[SISIS note: The following mainstream news article is provided for reference only. It may contain biased and distorted information and may be missing pertinent facts and/or context.]
SARNIA - An Indian teenager told youth court he drove a school bus toward an Ontario Provincial Police riot squad because he feared police were going to beat an Indian leader to death.
The youth, now 18, cannot be identified because of the Young Offenders Act.
He is charged with dangerous driving and assaulting police by driving the bus at them late at night on September 6, 1995 outside Ipperwash Provincial Park.
Indian activist Anthony (Dudley) George was shot dead by police that night, and Kettle Point Band councilor Bernard (Slippery) George was severely beaten.
Bernard George had stepped forward to lecture OPP riot squad officers around 11 p.m. that night, saying, "You'll never move the aboriginal peoples from these lands," when police rushed forward and knocked him to the ground, the youth testified.
"I could see eight or 10 people around Bernard, hitting him with their batons, kicking him," the teenager told youth court Judge Alexander Graham.
"I wanted to stop them... he was being dragged south by his hair."
"What did you think might happen to him?" asked defense lawyer Jeffry House. "What was your concern?"
"He probably would have died if it had gone on," the teen replied.
The youth said he jumped in the bus with his cousin and dog and drove out of the park toward the police, hoping to split their ranks and allow other Indians to retrieve Bernard George.
The youth said he never tried to hit any police officer with the bus, but came within 2.5 metres of some riot squad members, who refused to budge until the last instant.
When he got to the police arrest wagon, he testified, several officers pointed guns at him and he shifted into reverse and drove back to the park.
The youth was among about 35 Indians who occupied the park at the end of the tourist season, saying it contained a sacred burial ground.
In earlier testimony, none of eight police witnesses at the park that night recalled seeing an Indian being hit with steel batons or kicked by police.
Constable James Stirling of the riot squad said he remembered an Indian approaching police and saying something like, "Kill us here.

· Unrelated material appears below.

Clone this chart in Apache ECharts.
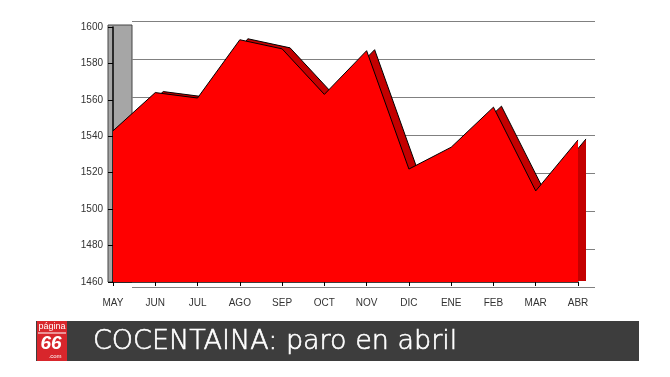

You killed our grandfathers. You fight with guns; we fight with courage."
And no police witnesses could recall seeing any guns or gun flashes or hearing any shots from the bus.
Immediately after the shooting, OPP Commissioner Thomas O'Grady issued a news release saying police opened fire after shots were fired from the bus and that a rifle was seen on it.
Police officers began fleeing the bus when it was about 20 feet away, Stirling testified.
It backed up along the roadway, and then its gears began to grind as if it was going to advance again, Constable Brian Sharp testified.
Sharp said he fired three times at the driver area to keep the bus from advancing.
The youth driving the bus testified he was hit in the back with flying glass from a window.